__Collected data__

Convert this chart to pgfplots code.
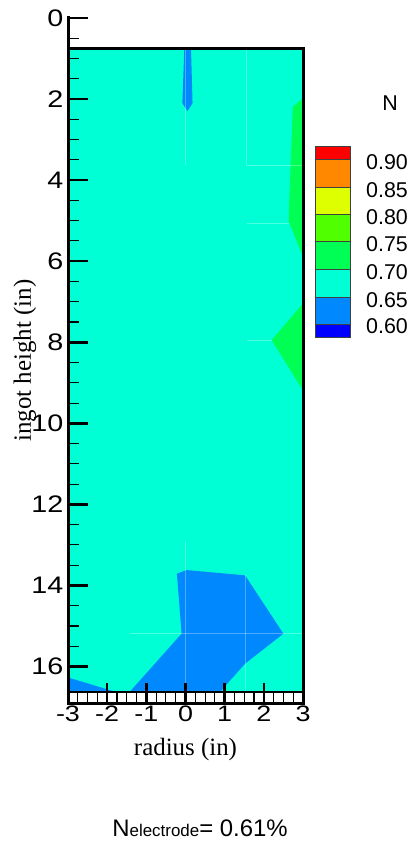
\documentclass[border=0pt]{standalone}
\usepackage{fontspec}
\setmainfont{Liberation Serif}
\setsansfont{Liberation Sans}
\newfontfamily\tickfont[FakeStretch=1.2]{Liberation Sans}
\usepackage{pgfplots}
\pgfplotsset{compat=1.18}
\definecolor{cN90}{RGB}{255,0,0}
\definecolor{cN85}{RGB}{255,136,0}
\definecolor{cN80}{RGB}{221,255,0}
\definecolor{cN75}{RGB}{80,255,0}
\definecolor{cN70}{RGB}{0,255,85}
\definecolor{cN65}{RGB}{0,255,213}
\definecolor{cN60}{RGB}{0,136,255}
\definecolor{cN55}{RGB}{0,0,255}
\begin{document}
\begin{tikzpicture}[x=1bp,y=1bp]
\path[use as bounding box] (0,0) rectangle (417,846);
\begin{axis}[
  at={(68bp,143bp)}, anchor=south west,
  scale only axis, width=235bp, height=685bp,
  xmin=-3, xmax=3, ymin=0, ymax=16.9, y dir=reverse,
  clip=false, axis on top,
  axis line style={draw=none},
  xtick={-3,-2,-1,0,1,2,3}, minor x tick num=3,
  ytick={0,2,4,6,8,10,12,14,16}, minor y tick num=3,
  tick align=inside,
  xtick pos=left, ytick pos=left,
  major tick length=20bp, minor tick length=11bp,
  major tick style={line width=2.6bp, black},
  minor tick style={line width=1.1bp, black},
  /pgf/number format/assume math mode=true,
  xticklabel style={font=\tickfont\fontsize{22.5}{22.5}\selectfont, inner sep=3bp},
  yticklabel style={font=\tickfont\fontsize{24}{24}\selectfont, inner sep=4.5bp},
  xlabel={radius (in)}, ylabel={ingot height (in)},
  label style={font=\rmfamily\fontsize{25}{25}\selectfont},
  xlabel style={at={(axis description cs:0.5,-0.0686)}, anchor=center},
  ylabel style={at={(axis description cs:-0.183,0.5)}, anchor=center},
]
% bulk field 0.65-0.70
\addplot[fill=cN65, draw=none] coordinates {(-3,0.75) (3,0.75) (3,16.62) (-3,16.62)} -- cycle;
% 0.60-0.65 regions
\addplot[fill=cN60, draw=none] coordinates {(-0.03,0.75) (0.14,0.75) (0.18,2.1) (0.05,2.3) (-0.08,2.1)} -- cycle;
\addplot[fill=cN60, draw=none] coordinates {(-0.22,13.71) (0.03,13.62) (1.52,13.75) (2.5,15.19) (1.52,15.93) (0.95,16.55) (0.9,16.62) (-1.42,16.62) (-0.1,15.19)} -- cycle;
\addplot[fill=cN60, draw=none] coordinates {(-3,16.27) (-1.8,16.62) (-3,16.62)} -- cycle;
% 0.70-0.75 regions
\addplot[fill=cN70, draw=none] coordinates {(3,1.98) (2.74,2.19) (2.63,5.0) (3,5.9)} -- cycle;
\addplot[fill=cN70, draw=none] coordinates {(3,7.04) (2.2,7.95) (3,9.19)} -- cycle;
% faint mesh lines
\addplot[white, opacity=0.3, line width=0.7bp] coordinates {(0,0.75) (0,3.63)};
\addplot[white, opacity=0.3, line width=0.7bp] coordinates {(1.56,0.75) (1.56,3.63) (3,3.63)};
\addplot[white, opacity=0.3, line width=0.7bp] coordinates {(1.56,5.07) (2.63,5.07)};
\addplot[white, opacity=0.3, line width=0.7bp] coordinates {(1.56,7.95) (2.2,7.95)};
\addplot[white, opacity=0.3, line width=0.7bp] coordinates {(0,12.9) (0,16.62)};
\addplot[white, opacity=0.3, line width=0.7bp] coordinates {(1.52,13.75) (1.52,16.62)};
\addplot[white, opacity=0.3, line width=0.7bp] coordinates {(-1.42,15.19) (3,15.19)};
% frame
\draw[line width=3bp, line cap=rect] (axis cs:-3,0) -- (axis cs:-3,16.9);
\draw[line width=3bp, line join=miter] (axis cs:-3,0.75) -- (axis cs:3,0.75) -- (axis cs:3,16.9) -- (axis cs:-3,16.9);
\draw[line width=2.2bp] (axis cs:-3,16.62) -- (axis cs:3,16.62);
\end{axis}
% legend
\fill[cN90] (315,686.7) rectangle (350,699.3);
\fill[cN85] (315,658.7) rectangle (350,686.7);
\fill[cN80] (315,631.3) rectangle (350,658.7);
\fill[cN75] (315,604.3) rectangle (350,631.3);
\fill[cN70] (315,576.7) rectangle (350,604.3);
\fill[cN65] (315,548.7) rectangle (350,576.7);
\fill[cN60] (315,521.7) rectangle (350,548.7);
\fill[cN55] (315,508.7) rectangle (350,521.7);
\foreach \yy in {686.7,658.7,631.3,604.3,576.7,548.7,521.7}
  \draw[line width=0.8bp, black!75] (315,\yy) -- (350,\yy);
\draw[line width=1bp, black!75] (315,508.7) rectangle (350,699.3);
\begin{scope}[every node/.style={anchor=west, inner sep=0pt, font=\sffamily\fontsize{21.5}{21.5}\selectfont}]
\node at (366,683.5) {0.90};
\node at (366,656) {0.85};
\node at (366,629) {0.80};
\node at (366,602) {0.75};
\node at (366,573.5) {0.70};
\node at (366,546) {0.65};
\node at (366,519.5) {0.60};
\end{scope}
\node[font=\sffamily\fontsize{21.5}{21.5}\selectfont, inner sep=0pt] at (390,743) {N};
\node[anchor=base, inner sep=0pt, font=\sffamily\fontsize{24}{24}\selectfont] at (200,9) {N{\fontsize{17}{17}\selectfont electrode}= 0.61\%};
\end{tikzpicture}
\end{document}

__Set exercise__
Restate the data above exactly, stripping out each image.

__Solution__
Convert this chart to pgfplots code.
\documentclass[border=0pt]{standalone}
\usepackage{fontspec}
\setmainfont{Liberation Serif}
\setsansfont{Liberation Sans}
\newfontfamily\tickfont[FakeStretch=1.2]{Liberation Sans}
\usepackage{pgfplots}
\pgfplotsset{compat=1.18}
\definecolor{cN90}{RGB}{255,0,0}
\definecolor{cN85}{RGB}{255,136,0}
\definecolor{cN80}{RGB}{221,255,0}
\definecolor{cN75}{RGB}{80,255,0}
\definecolor{cN70}{RGB}{0,255,85}
\definecolor{cN65}{RGB}{0,255,213}
\definecolor{cN60}{RGB}{0,136,255}
\definecolor{cN55}{RGB}{0,0,255}
\begin{document}
\begin{tikzpicture}[x=1bp,y=1bp]
\path[use as bounding box] (0,0) rectangle (417,846);
\begin{axis}[
  at={(68bp,143bp)}, anchor=south west,
  scale only axis, width=235bp, height=685bp,
  xmin=-3, xmax=3, ymin=0, ymax=16.9, y dir=reverse,
  clip=false, axis on top,
  axis line style={draw=none},
  xtick={-3,-2,-1,0,1,2,3}, minor x tick num=3,
  ytick={0,2,4,6,8,10,12,14,16}, minor y tick num=3,
  tick align=inside,
  xtick pos=left, ytick pos=left,
  major tick length=20bp, minor tick length=11bp,
  major tick style={line width=2.6bp, black},
  minor tick style={line width=1.1bp, black},
  /pgf/number format/assume math mode=true,
  xticklabel style={font=\tickfont\fontsize{22.5}{22.5}\selectfont, inner sep=3bp},
  yticklabel style={font=\tickfont\fontsize{24}{24}\selectfont, inner sep=4.5bp},
  xlabel={radius (in)}, ylabel={ingot height (in)},
  label style={font=\rmfamily\fontsize{25}{25}\selectfont},
  xlabel style={at={(axis description cs:0.5,-0.0686)}, anchor=center},
  ylabel style={at={(axis description cs:-0.183,0.5)}, anchor=center},
]
% bulk field 0.65-0.70
\addplot[fill=cN65, draw=none] coordinates {(-3,0.75) (3,0.75) (3,16.62) (-3,16.62)} -- cycle;
% 0.60-0.65 regions
\addplot[fill=cN60, draw=none] coordinates {(-0.03,0.75) (0.14,0.75) (0.18,2.1) (0.05,2.3) (-0.08,2.1)} -- cycle;
\addplot[fill=cN60, draw=none] coordinates {(-0.22,13.71) (0.03,13.62) (1.52,13.75) (2.5,15.19) (1.52,15.93) (0.95,16.55) (0.9,16.62) (-1.42,16.62) (-0.1,15.19)} -- cycle;
\addplot[fill=cN60, draw=none] coordinates {(-3,16.27) (-1.8,16.62) (-3,16.62)} -- cycle;
% 0.70-0.75 regions
\addplot[fill=cN70, draw=none] coordinates {(3,1.98) (2.74,2.19) (2.63,5.0) (3,5.9)} -- cycle;
\addplot[fill=cN70, draw=none] coordinates {(3,7.04) (2.2,7.95) (3,9.19)} -- cycle;
% faint mesh lines
\addplot[white, opacity=0.3, line width=0.7bp] coordinates {(0,0.75) (0,3.63)};
\addplot[white, opacity=0.3, line width=0.7bp] coordinates {(1.56,0.75) (1.56,3.63) (3,3.63)};
\addplot[white, opacity=0.3, line width=0.7bp] coordinates {(1.56,5.07) (2.63,5.07)};
\addplot[white, opacity=0.3, line width=0.7bp] coordinates {(1.56,7.95) (2.2,7.95)};
\addplot[white, opacity=0.3, line width=0.7bp] coordinates {(0,12.9) (0,16.62)};
\addplot[white, opacity=0.3, line width=0.7bp] coordinates {(1.52,13.75) (1.52,16.62)};
\addplot[white, opacity=0.3, line width=0.7bp] coordinates {(-1.42,15.19) (3,15.19)};
% frame
\draw[line width=3bp, line cap=rect] (axis cs:-3,0) -- (axis cs:-3,16.9);
\draw[line width=3bp, line join=miter] (axis cs:-3,0.75) -- (axis cs:3,0.75) -- (axis cs:3,16.9) -- (axis cs:-3,16.9);
\draw[line width=2.2bp] (axis cs:-3,16.62) -- (axis cs:3,16.62);
\end{axis}
% legend
\fill[cN90] (315,686.7) rectangle (350,699.3);
\fill[cN85] (315,658.7) rectangle (350,686.7);
\fill[cN80] (315,631.3) rectangle (350,658.7);
\fill[cN75] (315,604.3) rectangle (350,631.3);
\fill[cN70] (315,576.7) rectangle (350,604.3);
\fill[cN65] (315,548.7) rectangle (350,576.7);
\fill[cN60] (315,521.7) rectangle (350,548.7);
\fill[cN55] (315,508.7) rectangle (350,521.7);
\foreach \yy in {686.7,658.7,631.3,604.3,576.7,548.7,521.7}
  \draw[line width=0.8bp, black!75] (315,\yy) -- (350,\yy);
\draw[line width=1bp, black!75] (315,508.7) rectangle (350,699.3);
\begin{scope}[every node/.style={anchor=west, inner sep=0pt, font=\sffamily\fontsize{21.5}{21.5}\selectfont}]
\node at (366,683.5) {0.90};
\node at (366,656) {0.85};
\node at (366,629) {0.80};
\node at (366,602) {0.75};
\node at (366,573.5) {0.70};
\node at (366,546) {0.65};
\node at (366,519.5) {0.60};
\end{scope}
\node[font=\sffamily\fontsize{21.5}{21.5}\selectfont, inner sep=0pt] at (390,743) {N};
\node[anchor=base, inner sep=0pt, font=\sffamily\fontsize{24}{24}\selectfont] at (200,9) {N{\fontsize{17}{17}\selectfont electrode}= 0.61\%};
\end{tikzpicture}
\end{document}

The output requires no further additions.